Amounts paid in indemnification of expenses and liabilities may include, but shall not be limited to, counsel fees and other fees; costs and disbursements; and judgments, fines, and penalties against, and amounts paid in settlement by, such director, officer, or employee. The Corporation may advance expenses or where appropriate may itself undertake the defense of any director, officer or employee. However, such director, officer, or employee shall repay such expenses if it should be ultimately determined that he or she is not entitled to indemnification under this Article.
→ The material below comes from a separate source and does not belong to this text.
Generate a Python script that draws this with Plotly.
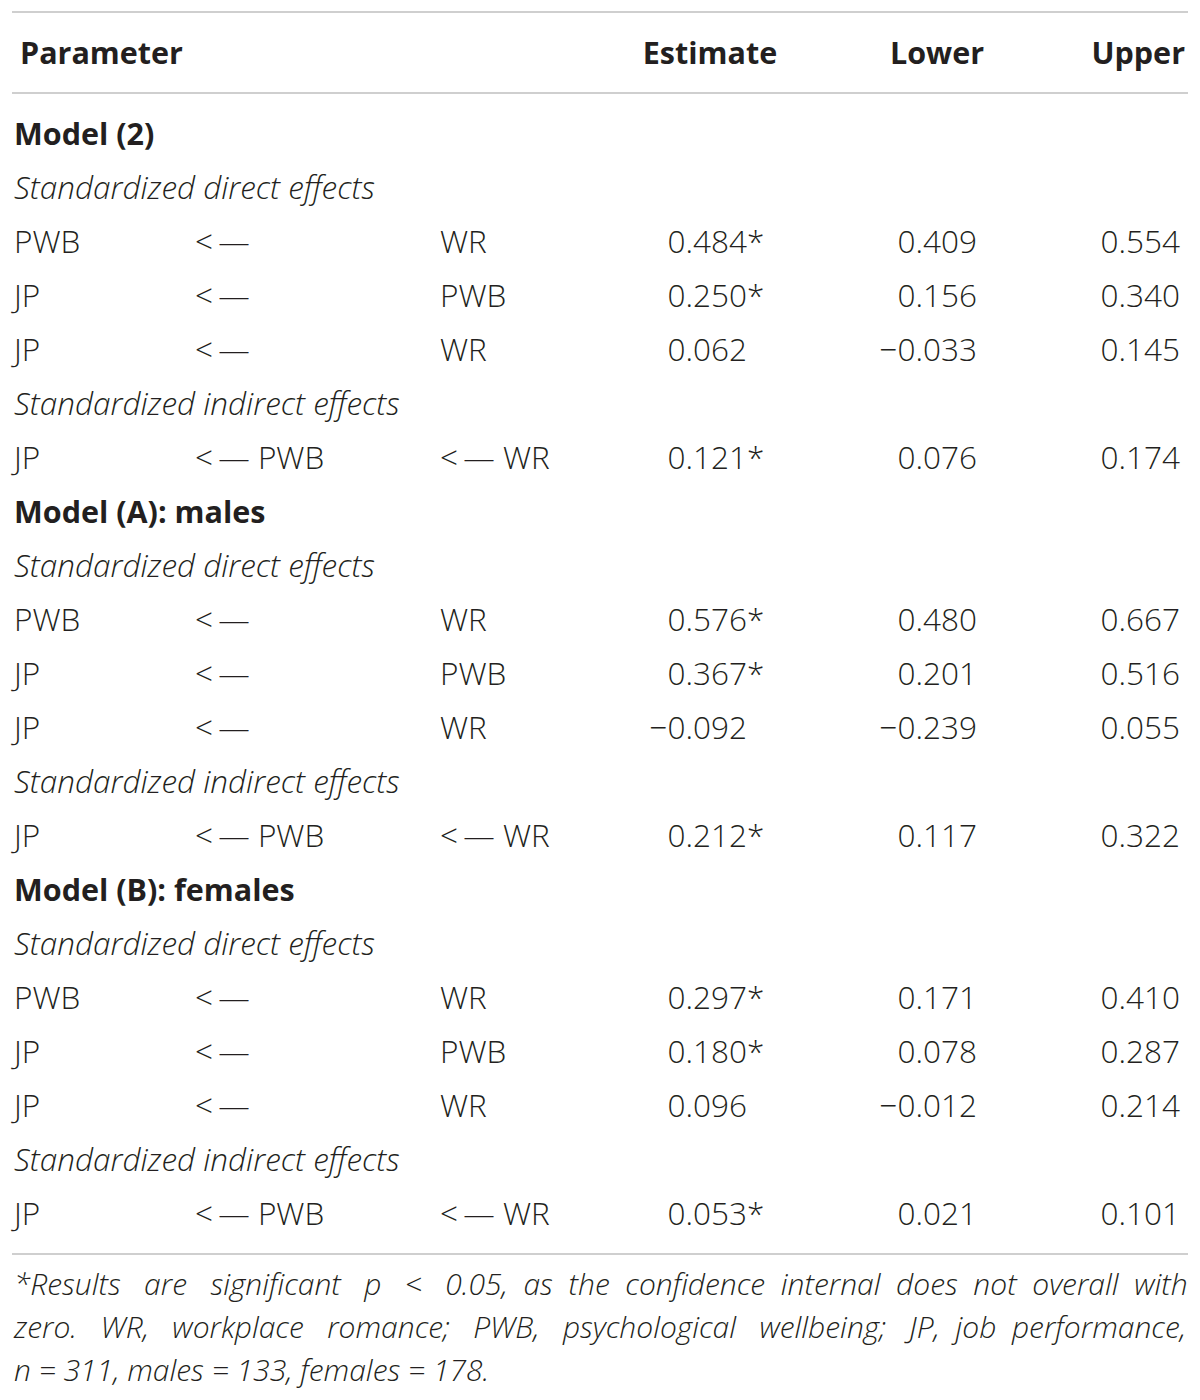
#!/usr/bin/env python3
"""
Table: standardized direct and indirect effects with confidence bounds
(Model 2, males, females), drawn as text marks on a pixel-sized axis.
"""

import plotly.graph_objects as go

# ---- table data ----
columns = ["Parameter", "Estimate", "Lower", "Upper"]
models = ["Model (2)", "Model (A): males", "Model (B): females"]
effect_types = ["Standardized direct effects", "Standardized indirect effects"]

# paths inside each model: outcome <- (via) <- predictor, and effect type index
outcome = ["PWB", "JP", "JP", "JP"]
via = ["", "", "", "PWB"]
predictor = ["WR", "PWB", "WR", "WR"]
path_type = [0, 0, 0, 1]

estimate = [
    [0.484, 0.250, 0.062, 0.121],
    [0.576, 0.367, -0.092, 0.212],
    [0.297, 0.180, 0.096, 0.053],
]
significant = [
    [True, True, False, True],
    [True, True, False, True],
    [True, True, False, True],
]
lower = [
    [0.409, 0.156, -0.033, 0.076],
    [0.480, 0.201, -0.239, 0.117],
    [0.171, 0.078, -0.012, 0.021],
]
upper = [
    [0.554, 0.340, 0.145, 0.174],
    [0.667, 0.516, 0.055, 0.322],
    [0.410, 0.287, 0.214, 0.101],
]

footnote = [
    "*Results are significant p < 0.05, as the confidence internal does not overall with",
    "zero. WR, workplace romance; PWB, psychological wellbeing; JP, job performance,",
    "n = 311, males = 133, females = 178.",
]
# extra spaces spread over each footnote line (justified paragraph)
footnote_pad = [18, 16, 0]

# ---- layout constants (pixels) ----
W, H = 1200, 1400
OFF = 8  # page body margin of the html file
FONT = "Open Sans, Liberation Sans, Arial, sans-serif"
INK = "#231f20"
RULE = "#cfcfcf"
BODY = 31.5
HEAD = 30.5
FOOT = 30
ROW0, STEP = 137, 54
X_PARAM, X_ARROW, X_PRED = 14, 195, 440
X_EST, X_LOW, X_UP = 747, 977, 1180


def fmt(v):
    s = f"{v:.3f}"
    return s.replace("-", "\u2212")


def justify(line, pad):
    words = line.split(" ")
    gaps = [" "] * (len(words) - 1)
    for k in range(pad):
        gaps[k % len(gaps)] += "\u00a0"
    out = words[0]
    for g, w in zip(gaps, words[1:]):
        out += g + w
    return out


# build rows
left_txt, left_y = [], []
bold_txt, bold_y = [], []
ital_txt, ital_y = [], []
arrow_txt, arrow_y = [], []
pred_txt, pred_y = [], []
est_txt, est_y, star_txt, star_y = [], [], [], []
low_txt, low_y, up_txt, up_y = [], [], [], []

ARROW = "<\u2009\u2014"
row = 0
for m, model in enumerate(models):
    bold_txt.append(model)
    bold_y.append(ROW0 + STEP * row)
    row += 1
    last_type = None
    for p in range(len(outcome)):
        if path_type[p] != last_type:
            ital_txt.append(effect_types[path_type[p]])
            ital_y.append(ROW0 + STEP * row)
            row += 1
            last_type = path_type[p]
        y = ROW0 + STEP * row
        left_txt.append(outcome[p])
        left_y.append(y)
        if via[p]:
            arrow_txt.append(ARROW + " " + via[p])
            pred_txt.append(ARROW + " " + predictor[p])
        else:
            arrow_txt.append(ARROW)
            pred_txt.append(predictor[p])
        arrow_y.append(y)
        pred_y.append(y)
        est_txt.append(fmt(estimate[m][p]))
        est_y.append(y)
        if significant[m][p]:
            star_txt.append("*")
            star_y.append(y)
        low_txt.append(fmt(lower[m][p]))
        low_y.append(y)
        up_txt.append(fmt(upper[m][p]))
        up_y.append(y)
        row += 1

fig = go.Figure()


def add_text(xs, ys, texts, pos, size=BODY, weight=300, style="normal", color=INK):
    fig.add_trace(go.Scatter(
        x=xs, y=ys, text=texts, mode="text", textposition=pos,
        textfont=dict(family=FONT, size=size, color=color, weight=weight, style=style),
        hoverinfo="skip", showlegend=False,
    ))


# header
add_text([20], [56], [columns[0]], "middle right", size=HEAD, weight=700)
add_text([710], [56], [columns[1]], "middle center", size=HEAD, weight=700)
add_text([984], [56], [columns[2]], "middle left", size=HEAD, weight=700)
add_text([1185], [56], [columns[3]], "middle left", size=HEAD, weight=700)

# body
add_text([X_PARAM] * len(bold_txt), bold_y, bold_txt, "middle right", size=HEAD, weight=700)
add_text([X_PARAM] * len(ital_txt), ital_y, ital_txt, "middle right", style="italic")
add_text([X_PARAM] * len(left_txt), left_y, left_txt, "middle right")
add_text([X_ARROW] * len(arrow_txt), arrow_y, arrow_txt, "middle right")
add_text([X_PRED] * len(pred_txt), pred_y, pred_txt, "middle right")
add_text([X_EST] * len(est_txt), est_y, est_txt, "middle left")
add_text([X_EST] * len(star_txt), star_y, star_txt, "middle right")
add_text([X_LOW] * len(low_txt), low_y, low_txt, "middle left")
add_text([X_UP] * len(up_txt), up_y, up_txt, "middle left")

# footnote
foot_txt = [justify(t, n) for t, n in zip(footnote, footnote_pad)]
add_text([14] * len(foot_txt), [1287 + 43 * i for i in range(len(foot_txt))], foot_txt,
         "middle right", size=FOOT, style="italic")

# rules
for y in (12, 93, 1254):
    fig.add_shape(type="line", x0=12, x1=1188, y0=y, y1=y,
                  line=dict(color=RULE, width=2), layer="below")

fig.update_layout(
    width=W, height=H,
    margin=dict(l=0, r=0, t=0, b=0),
    paper_bgcolor="white", plot_bgcolor="white",
    xaxis=dict(range=[OFF, W + OFF], visible=False, fixedrange=True),
    yaxis=dict(range=[H + OFF, OFF], visible=False, fixedrange=True),
)

fig.write_html("out.html")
The Board of Directors may also authorize the purchase of insurance on behalf of any director, officer, employee, or other agent against any liability incurred by him which arises out of such person’s status as a director, officer, employee, or agent, whether or not the Corporation would have the power to indemnify the person against that liability under law.

ARTICLE XV
Amendments

Any proposed amendment to these Bylaws may be adopted by a two-thirds vote of those members in attendance at the Annual General Meeting, provided a quorum is present, and provided the amendment had been approved by two-thirds of the Board of Directors, and written notice of the proposed amendment was delivered to the membership at least 10 and no more than 50 days in advance of the Annual General Meeting.

ARTICLE XVI
Use of Electronic Communication

Unless otherwise prohibited by law, (i) any action to be taken or notice delivered under these Bylaws may be taken or transmitted by electronic mail or other electronic means; and (ii) any action or approval required to be written or in writing may be transmitted or received by electronic mail or other electronic means.